▸ **What you should do**
Quote every line below exactly and skip any picture.

▸ **Data excerpt**
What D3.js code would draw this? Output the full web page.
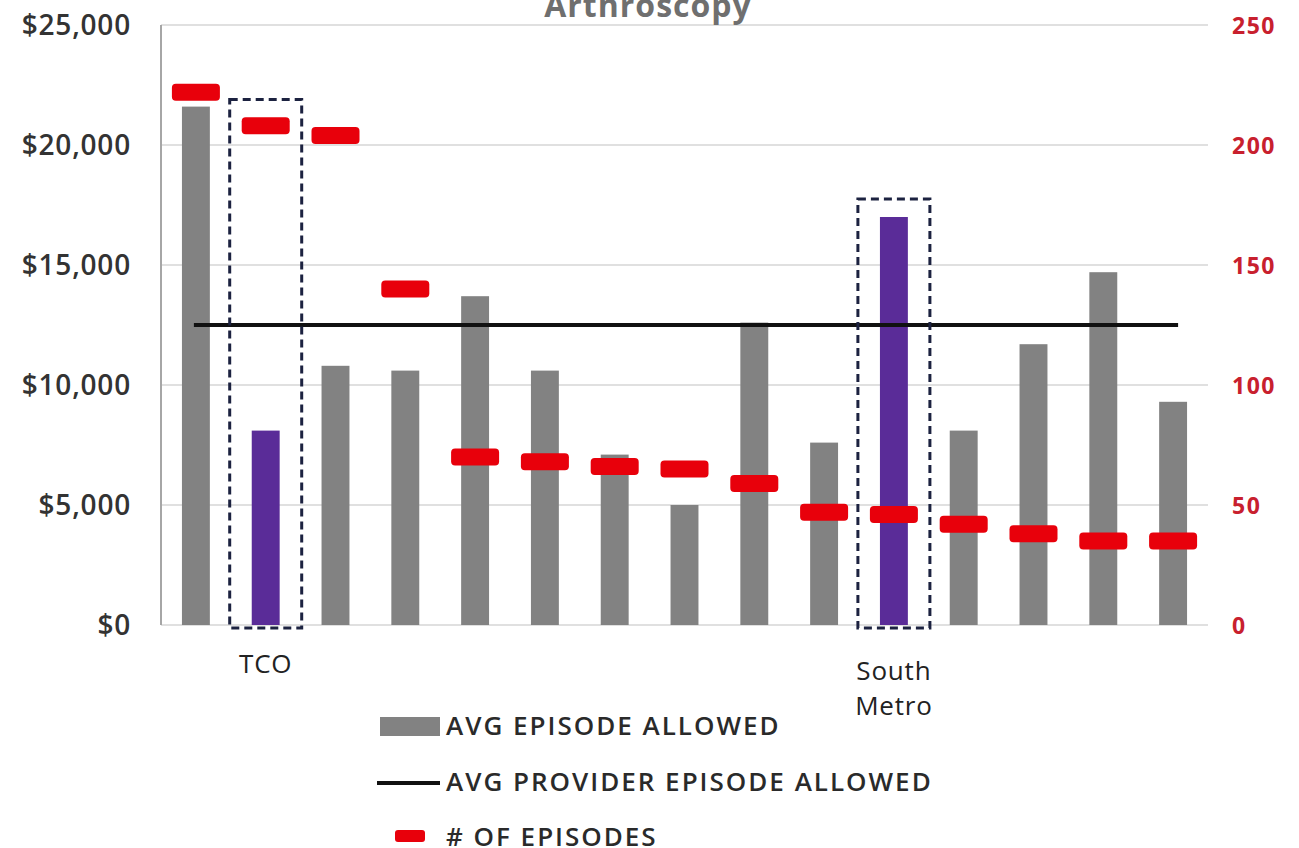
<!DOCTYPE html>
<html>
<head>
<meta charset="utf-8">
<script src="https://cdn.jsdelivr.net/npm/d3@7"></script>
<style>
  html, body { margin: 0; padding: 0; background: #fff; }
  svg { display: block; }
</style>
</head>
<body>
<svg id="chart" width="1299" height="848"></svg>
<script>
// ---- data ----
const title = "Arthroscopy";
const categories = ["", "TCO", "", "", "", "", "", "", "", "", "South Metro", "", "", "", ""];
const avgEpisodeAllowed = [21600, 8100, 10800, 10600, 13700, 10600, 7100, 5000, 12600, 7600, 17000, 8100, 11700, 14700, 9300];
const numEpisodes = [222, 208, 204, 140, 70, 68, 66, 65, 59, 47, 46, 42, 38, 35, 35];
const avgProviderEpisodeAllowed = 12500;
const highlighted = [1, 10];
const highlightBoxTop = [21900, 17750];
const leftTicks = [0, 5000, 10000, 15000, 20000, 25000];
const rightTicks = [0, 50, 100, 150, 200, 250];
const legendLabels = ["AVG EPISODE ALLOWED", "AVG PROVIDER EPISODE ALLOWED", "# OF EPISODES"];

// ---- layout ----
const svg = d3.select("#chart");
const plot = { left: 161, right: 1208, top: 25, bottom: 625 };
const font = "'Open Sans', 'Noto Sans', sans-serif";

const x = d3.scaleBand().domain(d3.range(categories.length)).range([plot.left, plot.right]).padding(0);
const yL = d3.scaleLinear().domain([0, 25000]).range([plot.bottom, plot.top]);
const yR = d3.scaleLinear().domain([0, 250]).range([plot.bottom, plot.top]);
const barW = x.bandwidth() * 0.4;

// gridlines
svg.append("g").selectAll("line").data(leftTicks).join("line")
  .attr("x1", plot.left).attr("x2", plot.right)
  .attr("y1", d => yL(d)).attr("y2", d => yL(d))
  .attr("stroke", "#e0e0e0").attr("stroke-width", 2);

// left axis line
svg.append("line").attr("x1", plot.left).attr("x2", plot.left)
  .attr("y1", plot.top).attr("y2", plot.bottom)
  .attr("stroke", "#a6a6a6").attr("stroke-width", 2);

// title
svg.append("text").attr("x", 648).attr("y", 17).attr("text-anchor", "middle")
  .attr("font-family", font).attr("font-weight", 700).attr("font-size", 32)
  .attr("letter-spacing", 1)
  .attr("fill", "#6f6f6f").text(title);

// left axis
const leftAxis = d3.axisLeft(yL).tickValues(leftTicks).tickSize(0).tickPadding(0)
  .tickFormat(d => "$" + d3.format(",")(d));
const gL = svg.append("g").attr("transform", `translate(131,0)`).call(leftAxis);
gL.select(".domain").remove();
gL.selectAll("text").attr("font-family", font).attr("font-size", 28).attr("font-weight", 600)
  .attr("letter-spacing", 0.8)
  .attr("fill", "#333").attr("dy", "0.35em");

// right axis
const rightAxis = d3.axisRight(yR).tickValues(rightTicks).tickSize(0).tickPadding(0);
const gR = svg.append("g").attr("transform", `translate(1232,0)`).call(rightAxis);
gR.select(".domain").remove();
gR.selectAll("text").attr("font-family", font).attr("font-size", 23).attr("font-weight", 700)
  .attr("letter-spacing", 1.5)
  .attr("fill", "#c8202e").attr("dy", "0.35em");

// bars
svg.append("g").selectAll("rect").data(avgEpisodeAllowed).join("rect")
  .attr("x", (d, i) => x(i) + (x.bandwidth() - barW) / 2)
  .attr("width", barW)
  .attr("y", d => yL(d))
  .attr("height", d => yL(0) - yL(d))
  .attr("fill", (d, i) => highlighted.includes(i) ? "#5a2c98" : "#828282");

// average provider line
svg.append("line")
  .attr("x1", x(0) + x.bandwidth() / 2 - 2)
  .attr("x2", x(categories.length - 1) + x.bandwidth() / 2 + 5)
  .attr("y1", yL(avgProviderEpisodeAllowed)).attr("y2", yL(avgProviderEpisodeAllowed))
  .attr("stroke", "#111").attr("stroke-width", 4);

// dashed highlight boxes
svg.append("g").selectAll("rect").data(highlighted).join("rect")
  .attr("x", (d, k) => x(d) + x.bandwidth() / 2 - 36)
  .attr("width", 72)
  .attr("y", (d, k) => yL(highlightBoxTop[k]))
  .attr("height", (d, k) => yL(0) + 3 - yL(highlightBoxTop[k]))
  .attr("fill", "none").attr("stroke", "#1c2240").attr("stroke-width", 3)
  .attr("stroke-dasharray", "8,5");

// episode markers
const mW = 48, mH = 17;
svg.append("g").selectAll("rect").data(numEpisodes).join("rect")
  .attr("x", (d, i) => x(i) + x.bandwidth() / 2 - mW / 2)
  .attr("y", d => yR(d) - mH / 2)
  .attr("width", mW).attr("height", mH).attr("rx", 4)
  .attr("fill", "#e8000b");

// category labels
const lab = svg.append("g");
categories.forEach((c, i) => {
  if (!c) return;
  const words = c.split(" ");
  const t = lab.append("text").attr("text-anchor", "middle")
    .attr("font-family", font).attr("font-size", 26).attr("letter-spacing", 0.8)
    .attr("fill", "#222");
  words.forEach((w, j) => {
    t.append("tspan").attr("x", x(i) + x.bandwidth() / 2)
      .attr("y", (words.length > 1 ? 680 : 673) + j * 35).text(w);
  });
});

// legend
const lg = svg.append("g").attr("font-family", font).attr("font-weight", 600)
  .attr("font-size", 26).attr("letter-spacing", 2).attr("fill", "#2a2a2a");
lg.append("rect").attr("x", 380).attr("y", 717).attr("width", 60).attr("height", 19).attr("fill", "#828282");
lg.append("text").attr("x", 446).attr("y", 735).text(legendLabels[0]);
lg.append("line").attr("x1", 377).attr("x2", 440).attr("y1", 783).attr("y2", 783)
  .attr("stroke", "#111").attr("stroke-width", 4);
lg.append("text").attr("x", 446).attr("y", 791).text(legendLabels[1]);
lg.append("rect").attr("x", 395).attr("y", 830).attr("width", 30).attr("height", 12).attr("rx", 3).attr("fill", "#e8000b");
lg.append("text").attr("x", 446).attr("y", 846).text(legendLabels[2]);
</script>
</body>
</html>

▸ **Task solution**
What D3.js code would draw this? Output the full web page.
<!DOCTYPE html>
<html>
<head>
<meta charset="utf-8">
<script src="https://cdn.jsdelivr.net/npm/d3@7"></script>
<style>
  html, body { margin: 0; padding: 0; background: #fff; }
  svg { display: block; }
</style>
</head>
<body>
<svg id="chart" width="1299" height="848"></svg>
<script>
// ---- data ----
const title = "Arthroscopy";
const categories = ["", "TCO", "", "", "", "", "", "", "", "", "South Metro", "", "", "", ""];
const avgEpisodeAllowed = [21600, 8100, 10800, 10600, 13700, 10600, 7100, 5000, 12600, 7600, 17000, 8100, 11700, 14700, 9300];
const numEpisodes = [222, 208, 204, 140, 70, 68, 66, 65, 59, 47, 46, 42, 38, 35, 35];
const avgProviderEpisodeAllowed = 12500;
const highlighted = [1, 10];
const highlightBoxTop = [21900, 17750];
const leftTicks = [0, 5000, 10000, 15000, 20000, 25000];
const rightTicks = [0, 50, 100, 150, 200, 250];
const legendLabels = ["AVG EPISODE ALLOWED", "AVG PROVIDER EPISODE ALLOWED", "# OF EPISODES"];

// ---- layout ----
const svg = d3.select("#chart");
const plot = { left: 161, right: 1208, top: 25, bottom: 625 };
const font = "'Open Sans', 'Noto Sans', sans-serif";

const x = d3.scaleBand().domain(d3.range(categories.length)).range([plot.left, plot.right]).padding(0);
const yL = d3.scaleLinear().domain([0, 25000]).range([plot.bottom, plot.top]);
const yR = d3.scaleLinear().domain([0, 250]).range([plot.bottom, plot.top]);
const barW = x.bandwidth() * 0.4;

// gridlines
svg.append("g").selectAll("line").data(leftTicks).join("line")
  .attr("x1", plot.left).attr("x2", plot.right)
  .attr("y1", d => yL(d)).attr("y2", d => yL(d))
  .attr("stroke", "#e0e0e0").attr("stroke-width", 2);

// left axis line
svg.append("line").attr("x1", plot.left).attr("x2", plot.left)
  .attr("y1", plot.top).attr("y2", plot.bottom)
  .attr("stroke", "#a6a6a6").attr("stroke-width", 2);

// title
svg.append("text").attr("x", 648).attr("y", 17).attr("text-anchor", "middle")
  .attr("font-family", font).attr("font-weight", 700).attr("font-size", 32)
  .attr("letter-spacing", 1)
  .attr("fill", "#6f6f6f").text(title);

// left axis
const leftAxis = d3.axisLeft(yL).tickValues(leftTicks).tickSize(0).tickPadding(0)
  .tickFormat(d => "$" + d3.format(",")(d));
const gL = svg.append("g").attr("transform", `translate(131,0)`).call(leftAxis);
gL.select(".domain").remove();
gL.selectAll("text").attr("font-family", font).attr("font-size", 28).attr("font-weight", 600)
  .attr("letter-spacing", 0.8)
  .attr("fill", "#333").attr("dy", "0.35em");

// right axis
const rightAxis = d3.axisRight(yR).tickValues(rightTicks).tickSize(0).tickPadding(0);
const gR = svg.append("g").attr("transform", `translate(1232,0)`).call(rightAxis);
gR.select(".domain").remove();
gR.selectAll("text").attr("font-family", font).attr("font-size", 23).attr("font-weight", 700)
  .attr("letter-spacing", 1.5)
  .attr("fill", "#c8202e").attr("dy", "0.35em");

// bars
svg.append("g").selectAll("rect").data(avgEpisodeAllowed).join("rect")
  .attr("x", (d, i) => x(i) + (x.bandwidth() - barW) / 2)
  .attr("width", barW)
  .attr("y", d => yL(d))
  .attr("height", d => yL(0) - yL(d))
  .attr("fill", (d, i) => highlighted.includes(i) ? "#5a2c98" : "#828282");

// average provider line
svg.append("line")
  .attr("x1", x(0) + x.bandwidth() / 2 - 2)
  .attr("x2", x(categories.length - 1) + x.bandwidth() / 2 + 5)
  .attr("y1", yL(avgProviderEpisodeAllowed)).attr("y2", yL(avgProviderEpisodeAllowed))
  .attr("stroke", "#111").attr("stroke-width", 4);

// dashed highlight boxes
svg.append("g").selectAll("rect").data(highlighted).join("rect")
  .attr("x", (d, k) => x(d) + x.bandwidth() / 2 - 36)
  .attr("width", 72)
  .attr("y", (d, k) => yL(highlightBoxTop[k]))
  .attr("height", (d, k) => yL(0) + 3 - yL(highlightBoxTop[k]))
  .attr("fill", "none").attr("stroke", "#1c2240").attr("stroke-width", 3)
  .attr("stroke-dasharray", "8,5");

// episode markers
const mW = 48, mH = 17;
svg.append("g").selectAll("rect").data(numEpisodes).join("rect")
  .attr("x", (d, i) => x(i) + x.bandwidth() / 2 - mW / 2)
  .attr("y", d => yR(d) - mH / 2)
  .attr("width", mW).attr("height", mH).attr("rx", 4)
  .attr("fill", "#e8000b");

// category labels
const lab = svg.append("g");
categories.forEach((c, i) => {
  if (!c) return;
  const words = c.split(" ");
  const t = lab.append("text").attr("text-anchor", "middle")
    .attr("font-family", font).attr("font-size", 26).attr("letter-spacing", 0.8)
    .attr("fill", "#222");
  words.forEach((w, j) => {
    t.append("tspan").attr("x", x(i) + x.bandwidth() / 2)
      .attr("y", (words.length > 1 ? 680 : 673) + j * 35).text(w);
  });
});

// legend
const lg = svg.append("g").attr("font-family", font).attr("font-weight", 600)
  .attr("font-size", 26).attr("letter-spacing", 2).attr("fill", "#2a2a2a");
lg.append("rect").attr("x", 380).attr("y", 717).attr("width", 60).attr("height", 19).attr("fill", "#828282");
lg.append("text").attr("x", 446).attr("y", 735).text(legendLabels[0]);
lg.append("line").attr("x1", 377).attr("x2", 440).attr("y1", 783).attr("y2", 783)
  .attr("stroke", "#111").attr("stroke-width", 4);
lg.append("text").attr("x", 446).attr("y", 791).text(legendLabels[1]);
lg.append("rect").attr("x", 395).attr("y", 830).attr("width", 30).attr("height", 12).attr("rx", 3).attr("fill", "#e8000b");
lg.append("text").attr("x", 446).attr("y", 846).text(legendLabels[2]);
</script>
</body>
</html>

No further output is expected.